Le XIXe siècle fut un siècle extraordinaire – l’âge d’or – pour la pratique de l’escrime, que rien ne vient plus contrarier : les armes légères et équilibrées permettent des prouesses techniques en toute sécurité, les maîtres d’armes, au sommet de leur science, parfois de leur génie, transmettent et codifient l’art du « beau et fin fleuret». Ils seront à la source du formidable rayonnement de l’escrime française et italienne. Les salles d’armes civiles et militaires se multiplient, les pratiquants affluent et s’engouent de cette activité physique en vogue. Mais l’escrime, qualifiée également de jeu de l’esprit, ne deviendra un sport qu’à la fin de ce siècle.
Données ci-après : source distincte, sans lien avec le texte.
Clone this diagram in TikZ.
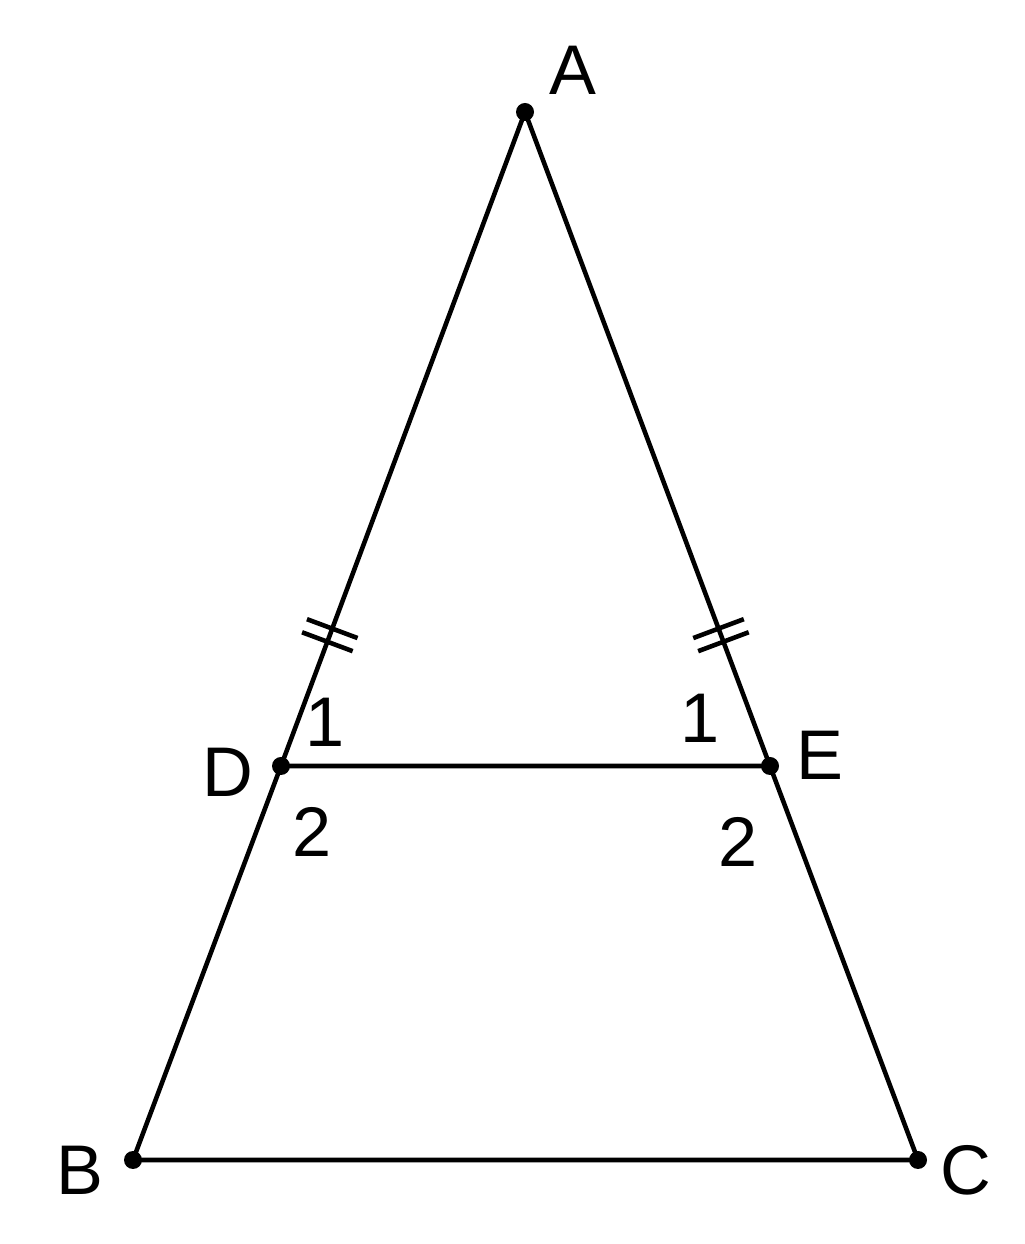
\documentclass[tikz,border=0pt]{standalone}
\usepackage{fontspec}
\setmainfont{Liberation Sans}
\usetikzlibrary{calc}
\usetikzlibrary{decorations.markings}
\begin{document}
\begin{tikzpicture}
    \tikzstyle{every node}=[font=\fontsize{20}{24}\selectfont,inner sep=0pt]
    \tikzstyle{side}=[line width=1.3pt]
    \tikzstyle{pt}=[fill=black,circle,minimum size=0.18cm]
    \tikzstyle{ticks}=[postaction={decorate,decoration={markings,
        mark=at position 0.8 with {\draw[line width=1.3pt] (-0.07,-0.27) -- (-0.07,0.27)
                                   (0.07,-0.27) -- (0.07,0.27);}}}]

    \useasboundingbox (0,0) rectangle (10.24,12.44);

    \coordinate (A) at (5.25,11.32);
    \coordinate (D) at (2.81,4.78);
    \coordinate (E) at (7.70,4.78);
    \coordinate (B) at (1.33,0.84);
    \coordinate (C) at (9.18,0.84);

    \draw[side,ticks] (A) -- (D);
    \draw[side,ticks] (A) -- (E);
    \draw[side] (D) -- (B) -- (C) -- (E) -- (D);

    \foreach \p in {A,B,C,D,E}
      \node[pt] (dot\p) at (\p) {};

    \node (labA) at (5.73,11.74) {A};
    \node (labB) at (0.80,0.74) {B};
    \node (labC) at (9.66,0.74) {C};
    \node (labD) at (2.28,4.72) {D};
    \node (labE) at (8.20,4.89) {E};

    \node (d1) at (3.25,5.22) {1};
    \node (d2) at (3.12,4.12) {2};
    \node (e1) at (7.00,5.26) {1};
    \node (e2) at (7.38,4.02) {2};
\end{tikzpicture}
\end{document}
Pour les puristes, elle n’est qu’un agrément où « la manière de toucher vaut mieux que ce qu’on donne ». Le fleuret est roi sur la piste, parfois même sur « le terrain » où le « point d’honneur » (le duel), plus démocratisé, est toujours très présent.

 
L’escrime, art sportif.

La fin du XIXe siècle scelle l’évolution de la trinité des armes – épée, sabre et fleuret – mais pas forcément leur cohabitation. Entre « art » et « sport », il faudra bientôt choisir. Si l’escrime devint un sport, elle le doit en partie à l’épée. Cette arme étant par essence l’arme du duel, elle devait être enseignée dans les salles et, avec elle, le réalisme commence à prévaloir sur le romantisme. C’est vers 1890 que l’on commence à parler d’escrime sportive. Des révolutionnaires suggèrent de faire « juger» les assauts et de compter les coups de bouton. Quelle révolution ! La première règle de l’assaut n’était-elle pas la loyauté ? On ne prononce pas encore le mot de « match » mais celui de « duel blanc », avec un juge et quatre témoins, mais le score importait moins que la manière et la vitesse relative des coups. Les escrimes italienne et française se disputent encore et toujours la gloire des armes à l’épée et au fleuret, parfois démouchetés, alors que le sabre prend déjà la direction de l’Est. Peu à peu, la pratique du sport s’organise et les compétitions apparaissent. En avril 1891 a lieu le fameux assaut au fleuret entre Louis Mérignac et Eugénio Pini, qui fut remporté « officieusement » par Mérignac, surnommé le Grand Patron. En 1892 se déroule le premier championnat scolaire au fleuret, par élimination directe en une touche, sauf en finale où Bétoland battit J.-J. Renaud par 4 à 3. En 1895, le journal l’Escrime Française organisait un tournoi par invitations entre quatre Italiens et quatre Français. Le résultat importait peu, il fut pourtant très discuté. En 1896, le fleuret et le sabre figurent aux J.O. d’Athènes, l’épée n’apparaît qu’à ceux de Paris, en 1900, et les rencontres par équipes en 1908. Le fleuret dames ne voit le jour qu’en 1924, l’épée dames attendra 1996 et le sabre féminin le 21e siècle. Le tournoi international de 1905 appliquera la règle de validité des coups au bras armé plié mais, plus que la validité des touches, leur matérialité commençait sérieusement à préoccuper les arbitres. Il fallut attendre 1931 pour que soit expérimenté le premier appareil de contrôle électrique. Depuis 1955, la phrase d’armes du fleuret peut être contrôlée électriquement grâce au milanais Carmina, celle du sabre attendra la dernière décennie du 20e siècle. L’escrime est toujours restée à l’écoute des progrès technologiques, même s’ils sont parfois longs à se manifester et à être acceptés.